When two-thirds of the fastest-growing companies in America are already using AI, it stops being an innovation story and becomes a baseline expectation. According to a recent analysis from MAccelerator, 67% of Inc 5000 companies have implemented AI — and the gap between adopters and holdouts is widening fast.
The Numbers Tell the Story
The data is stark. Companies implementing AI are seeing 40% improvements in operational efficiency. Some are handling 47% more support volume without adding staff. Production planning time is dropping by 60%. Meanwhile, non-adopters are growing revenue at 5-8% while their AI-enabled competitors hit 15-25%. That's not a marginal difference — it's a structural one.
And it compounds. Every quarter that gap widens, it becomes harder to close. The AI-enabled company isn't just faster today — it's learning faster, optimizing faster, and scaling faster. That's the vicious cycle the research describes, and it's real.
What This Looks Like in Practice
These aren't abstract numbers. We see this playing out in the mid-market businesses we work with every day.
McCready Law is a great example. Their legal practice was spending significant attorney hours on case research — manually searching through documents for relevant precedents. With an AI-powered research assistant, that work now takes seconds instead of hours. The attorneys didn't lose their jobs — they got hours back every week to focus on actual legal strategy and client work.
In agriculture and equipment, USA AG is managing complex multi-brand product catalogs with intelligent product data systems that would have required a much larger team to maintain manually. Same story: smaller team, bigger output, fewer errors.
The Three Risks of Waiting
The MAccelerator research identifies three consequences for companies that delay AI adoption, and they match exactly what we see in the field:
- Market share loss: AI-enabled competitors deliver faster proposals, more personalized experiences, and better pricing. If your competitor quotes in 30 seconds and you quote in 2 days, you lose the deal. It's that simple.
- Operational bottlenecks: Manual processes that worked at $2M in revenue break at $10M. Without automation, scaling means proportionally more headcount, more errors, and more overhead. That's the kind of manual work that should be automated.
- Talent drain: Top performers want to work at companies that invest in modern tools. If your best operations manager spends half their day on data entry because you haven't automated it, they'll leave for a company where they can do meaningful work.
You Don't Need an Enterprise Budget
The biggest misconception is that AI implementation requires a Fortune 500 budget. It doesn't. The cost of building AI-enhanced tools has dropped dramatically.
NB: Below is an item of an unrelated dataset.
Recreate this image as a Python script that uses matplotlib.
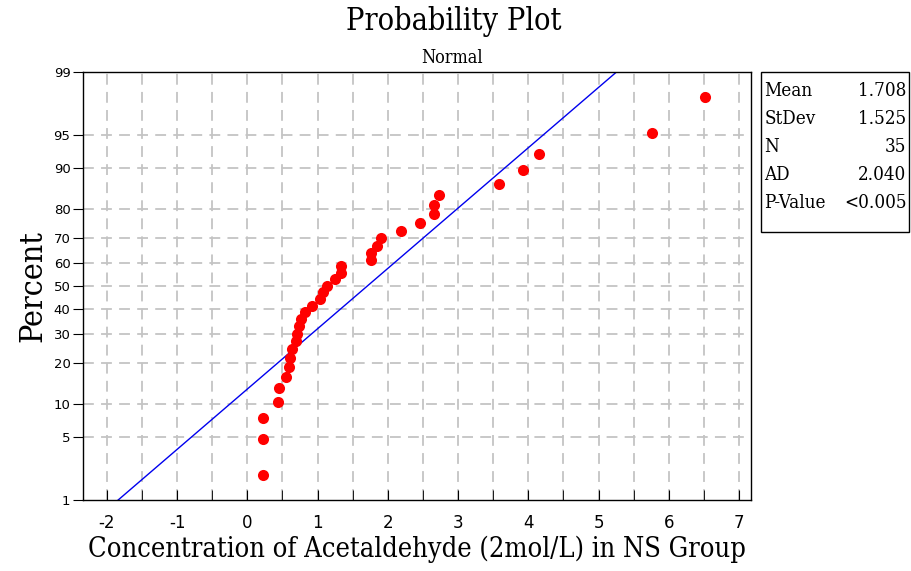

What would have been a $500K enterprise project five years ago is now achievable for a growing mid-market company — especially when you focus on specific, high-impact workflows instead of trying to transform everything at once.
We built Air Parts Miami's system in the aviation industry with AI-enhanced search and inventory management — not as a massive enterprise rollout, but as a focused solution for their specific operational needs. ICP Miami in construction and mining got a custom operations system built around their actual workflows. These aren't enterprise-scale projects. They're right-sized solutions that deliver enterprise-level capabilities.
The Playbook
The Inc 5000 companies aren't doing anything magic. They're following a straightforward approach: identify the biggest operational bottleneck, build or implement an AI solution for it, measure the results, and expand. The same playbook works for a 15-person distributor or a 200-person manufacturer.
- Start with automation: Eliminate the manual, repetitive tasks that eat up your team's time. This is where the fastest ROI lives.
- Build toward agentic systems: Move from dashboards to systems that take action — auto-generated POs, intelligent routing, automated follow-ups.
- Invest in data infrastructure: AI is only as good as the data it works with. A solid PIM and integrated ERP give AI systems the clean, structured data they need to perform.
The 67% of fast-growing companies that have already adopted AI aren't going back. The question for the other 33% — and for every mid-market business watching from the sidelines — is how long they can afford to wait. The answer, based on everything we're seeing, is: not much longer.